If my model predicted a product will not trend, but in fact does trend then this will result in lost sales (due to not having enough inventory). This is the false-negative cost and is equivalent to the cost of a lost sales.

I chose my cost using an example product with $10 cost of goods sold (COGS), a 20% annual inventory holding cost, and a 50% markup. The equivalent false-positive cost for holding 1 month of inventory would be,

false positive cost = COGS * (.0167) = 0.167

Likewise, the false-negative cost would be,

false negative cost = COGS * (1+0.5) = 15

This analysis resulted in a probability cut-off of 0.482.

Results

In general, we are more concerned with recall as being able to correctly identify the trending products is crucial for being able to capitalizing on the market trends and ultimately creating an established product. My model was able to identify 390/558 products which previously trended as trending, or 70%.

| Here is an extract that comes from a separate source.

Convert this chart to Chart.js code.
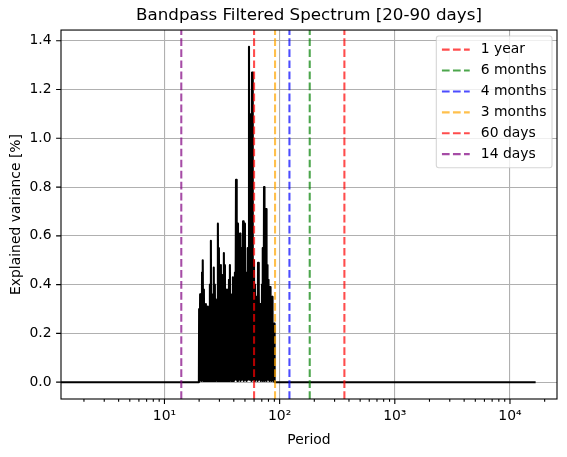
<!DOCTYPE html>
<html lang="en">
<head>
<meta charset="UTF-8">
<title>Bandpass Filtered Spectrum</title>
<script src="https://cdn.jsdelivr.net/npm/chart.js"></script>
<style>
  body { margin: 0; background: #fff; }
  #wrap { width: 567px; height: 457px; }
</style>
</head>
<body>
<div id="wrap"><canvas id="spectrumChart"></canvas></div>
<script>
// period (days) and explained variance (%)
const periods = [
  1.0, 19.9,
  20.0, 20.2, 20.4, 20.6, 20.8, 21.0, 21.2, 21.4, 21.6, 21.8,
  22.0, 22.2, 22.4, 22.6, 22.9, 23.1, 23.3, 23.6, 23.8, 24.0,
  24.3, 24.5, 24.8, 25.0, 25.3, 25.5, 25.8, 26.0, 26.3, 26.6,
  26.8, 27.1, 27.4, 27.6, 27.9, 28.2, 28.5, 28.8, 29.1, 29.4,
  29.7, 30.0, 30.3, 30.6, 30.9, 31.2, 31.5, 31.8, 32.2, 32.5,
  32.8, 33.2, 33.5, 33.8, 34.2, 34.5, 34.9, 35.2, 35.6, 35.9,
  36.3, 36.7, 37.0, 37.4, 37.8, 38.2, 38.5, 38.9, 39.3, 39.7,
  40.1, 40.5, 40.9, 41.3, 41.8, 42.2, 42.6, 43.0, 43.5, 43.9,
  44.4, 44.8, 45.3, 45.7, 46.2, 46.6, 47.1, 47.6, 48.1, 48.5,
  49.0, 49.5, 50.0, 50.5, 51.0, 51.6, 52.1, 52.6, 53.1, 53.7,
  54.2, 54.8, 55.3, 55.9, 56.4, 57.0, 57.6, 58.2, 58.7, 59.3,
  59.9, 60.5, 61.1, 61.8, 62.4, 63.0, 63.6, 64.3, 64.9, 65.6,
  66.2, 66.9, 67.6, 68.2, 68.9, 69.6, 70.3, 71.0, 71.7, 72.5,
  73.2, 73.9, 74.7, 75.4, 76.2, 77.0, 77.7, 78.5, 79.3, 80.1,
  80.9, 81.7, 82.6, 83.4, 84.2, 85.1, 86.0, 86.8, 87.7, 88.6,
  89.5, 90.4,
  90.6, 16700
];
const variance = [
  0, 0,
  0.30, 0.005, 0.36, 0.01, 0.34, 0.005, 0.45, 0.01, 0.50, 0.005,
  0.38, 0.01, 0.30, 0.005, 0.32, 0.01, 0.28, 0.005, 0.31, 0.01,
  0.26, 0.005, 0.40, 0.01, 0.58, 0.005, 0.36, 0.02, 0.30, 0.005,
  0.47, 0.01, 0.40, 0.005, 0.34, 0.01, 0.30, 0.005, 0.65, 0.01,
  0.55, 0.005, 0.40, 0.01, 0.48, 0.005, 0.35, 0.01, 0.44, 0.005,
  0.53, 0.02, 0.48, 0.005, 0.30, 0.01, 0.38, 0.005, 0.33, 0.01,
  0.42, 0.005, 0.48, 0.01, 0.36, 0.005, 0.25, 0.01, 0.43, 0.005,
  0.33, 0.01, 0.45, 0.07, 0.83, 0.01, 0.60, 0.005, 0.65, 0.01,
  0.50, 0.03, 0.61, 0.005, 0.42, 0.01, 0.55, 0.04, 0.66, 0.005,
  0.50, 0.01, 0.65, 0.03, 0.45, 0.005, 0.38, 0.01, 0.55, 0.03,
  1.375, 0.01, 1.10, 0.02, 0.95, 0.005, 1.27, 0.01, 0.45, 0.03,
  0.50, 0.005, 0.40, 0.01, 0.35, 0.02, 0.30, 0.005, 0.49, 0.01,
  0.38, 0.04, 0.32, 0.005, 0.28, 0.01, 0.40, 0.005, 0.55, 0.03,
  0.80, 0.005, 0.60, 0.01, 0.71, 0.005, 0.48, 0.04, 0.42, 0.01,
  0.30, 0.005, 0.39, 0.01, 0.28, 0.005, 0.35, 0.01, 0.24, 0.005,
  0.24, 0.005,
  0, 0
];

const markerLabels = ['1 year', '6 months', '4 months', '3 months', '60 days', '14 days'];
const markerPeriods = [365, 182.5, 121.67, 91.25, 60, 14];
const markerColors = [
  'rgba(255,0,0,0.7)', 'rgba(0,128,0,0.7)', 'rgba(0,0,255,0.7)',
  'rgba(255,165,0,0.7)', 'rgba(255,0,0,0.7)', 'rgba(128,0,128,0.7)'
];

const xLimits = [1.264, 25600];
const yLimits = [-0.069, 1.444];
const xMajorLabels = { 10: '10¹', 100: '10²', 1000: '10³', 10000: '10⁴' };

const FONT = 'DejaVu Sans';
const LW = 2.08;            // 1.5pt at 100 dpi
const DASH = [7.7, 3.33];
Chart.defaults.color = '#000';
Chart.defaults.font.family = FONT;

// tick marks and full axes frame, like matplotlib spines
const frameAndTicks = {
  id: 'frameAndTicks',
  afterDatasetsDraw(chart) {
    const { ctx, chartArea: a, scales: { x, y } } = chart;
    ctx.save();
    ctx.strokeStyle = '#000';
    ctx.lineWidth = 1.1;
    ctx.beginPath();
    x.ticks.forEach(t => {
      const px = x.getPixelForValue(t.value);
      ctx.moveTo(px, a.bottom);
      ctx.lineTo(px, a.bottom + (t.major ? 4.9 : 2.8));
    });
    y.ticks.forEach(t => {
      const py = y.getPixelForValue(t.value);
      ctx.moveTo(a.left - 4.9, py);
      ctx.lineTo(a.left, py);
    });
    ctx.stroke();
    ctx.strokeRect(a.left, a.top, a.right - a.left, a.bottom - a.top);
    ctx.restore();
  }
};

// legend box inside the axes, upper right
const insideLegend = {
  id: 'insideLegend',
  afterDraw(chart) {
    const { ctx, chartArea: a } = chart;
    const fs = 13.9;
    ctx.save();
    ctx.font = fs + 'px "' + FONT + '"';
    const textW = Math.max(...markerLabels.map(l => ctx.measureText(l).width));
    const pad = 5.6, handle = 27.8, gap = 11.1, rowH = 20.9;
    const w = pad + handle + gap + textW + pad;
    const h = pad * 2 + rowH * (markerLabels.length - 1) + 16;
    const right = a.right - 5, top = a.top + 6;
    const left = right - w;
    ctx.beginPath();
    ctx.roundRect(left, top, w, h, 2.5);
    ctx.fillStyle = 'rgba(255,255,255,0.8)';
    ctx.fill();
    ctx.strokeStyle = 'rgba(204,204,204,0.8)';
    ctx.lineWidth = 1.1;
    ctx.stroke();
    markerLabels.forEach((label, i) => {
      const cy = top + pad + 8 + i * rowH;
      ctx.beginPath();
      ctx.setLineDash(DASH);
      ctx.strokeStyle = markerColors[i];
      ctx.lineWidth = LW;
      ctx.moveTo(left + pad, cy);
      ctx.lineTo(left + pad + handle, cy);
      ctx.stroke();
      ctx.setLineDash([]);
      ctx.fillStyle = '#000';
      ctx.textBaseline = 'middle';
      ctx.fillText(label, left + pad + handle + gap, cy);
    });
    ctx.restore();
  }
};

const datasets = markerLabels.map((label, i) => ({
  label,
  data: [{ x: markerPeriods[i], y: yLimits[0] }, { x: markerPeriods[i], y: yLimits[1] }],
  borderColor: markerColors[i],
  borderWidth: LW,
  borderDash: DASH,
  pointRadius: 0,
  order: 0
}));
datasets.push({
  label: 'spectrum',
  data: periods.map((p, i) => ({ x: p, y: variance[i] })),
  borderColor: '#000',
  borderWidth: LW,
  borderJoinStyle: 'round',
  pointRadius: 0,
  tension: 0,
  order: 1
});

new Chart(document.getElementById('spectrumChart'), {
  type: 'line',
  data: { datasets },
  options: {
    responsive: true,
    maintainAspectRatio: false,
    animation: false,
    events: [],
    layout: { padding: { left: 0, right: 10, top: 0, bottom: 0 } },
    plugins: {
      legend: { display: false },
      tooltip: { enabled: false },
      title: {
        display: true,
        text: 'Bandpass Filtered Spectrum [20-90 days]',
        fullSize: false,
        font: { size: 16.7, weight: 'normal' },
        padding: { top: 6, bottom: 4 }
      }
    },
    scales: {
      x: {
        type: 'logarithmic',
        min: xLimits[0],
        max: xLimits[1],
        afterFit: s => { s.height = 58; },
        afterBuildTicks: s => {
          const ticks = [];
          for (let dec = 1; dec <= 10000; dec *= 10) {
            for (let m = 1; m <= 9; m++) {
              const v = m * dec;
              if (v >= xLimits[0] && v <= xLimits[1]) ticks.push({ value: v, major: m === 1 });
            }
          }
          s.ticks = ticks;
        },
        ticks: {
          autoSkip: false,
          maxRotation: 0,
          padding: 9,
          font: { size: 13.9 },
          callback: (v) => xMajorLabels[v] || ''
        },
        grid: {
          color: c => (c.tick && c.tick.major) ? '#b0b0b0' : 'rgba(0,0,0,0)',
          lineWidth: 1.1,
          drawTicks: false
        },
        border: { display: false },
        title: { display: true, text: 'Period', font: { size: 13.9 }, padding: { top: 0, bottom: 8.7 } }
      },
      y: {
        type: 'linear',
        min: yLimits[0],
        max: yLimits[1],
        afterFit: s => { s.width = 61; },
        ticks: {
          stepSize: 0.2,
          includeBounds: false,
          padding: 9.5,
          font: { size: 13.9 },
          callback: v => v.toFixed(1)
        },
        grid: { color: '#b0b0b0', lineWidth: 1.1, drawTicks: false },
        border: { display: false },
        title: { display: true, text: 'Explained variance [%]', font: { size: 13.9 }, padding: { top: 7.7, bottom: 0 } }
      }
    }
  },
  plugins: [frameAndTicks, insideLegend]
});
</script>
</body>
</html>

In conclusion, the first review did provide some initial insight into whether or not a product will trend or not. I would love to enhance the model in the following ways,

Obtain actual product trend information to determine how accurate my proxy trend score is to a trend metric derived from historic sales.
Determine if adding more reviews, e.g. the first n days the product is on the market, to see if this improves the overall recall of my model.
Would also like to explore a model with word embeddings to determine if this would improve model recall by relating similar documents in a word embedding space, instead of an LDA topic model.

Review generator app

I decided to productize my model by creating a Flask app which takes a review, determines the review trending probability, and analyzes the submitted review to see if a single word could be swapped out to improve the trend probability. A screen shot of the app is below.

review app screen shot Figure 4: Demo of the review app

I would love to enhance the app further by attempting to replace phrases instead of single words. Could it be possible to provide a product description, and then generate a review which would encourage the product to trend the most?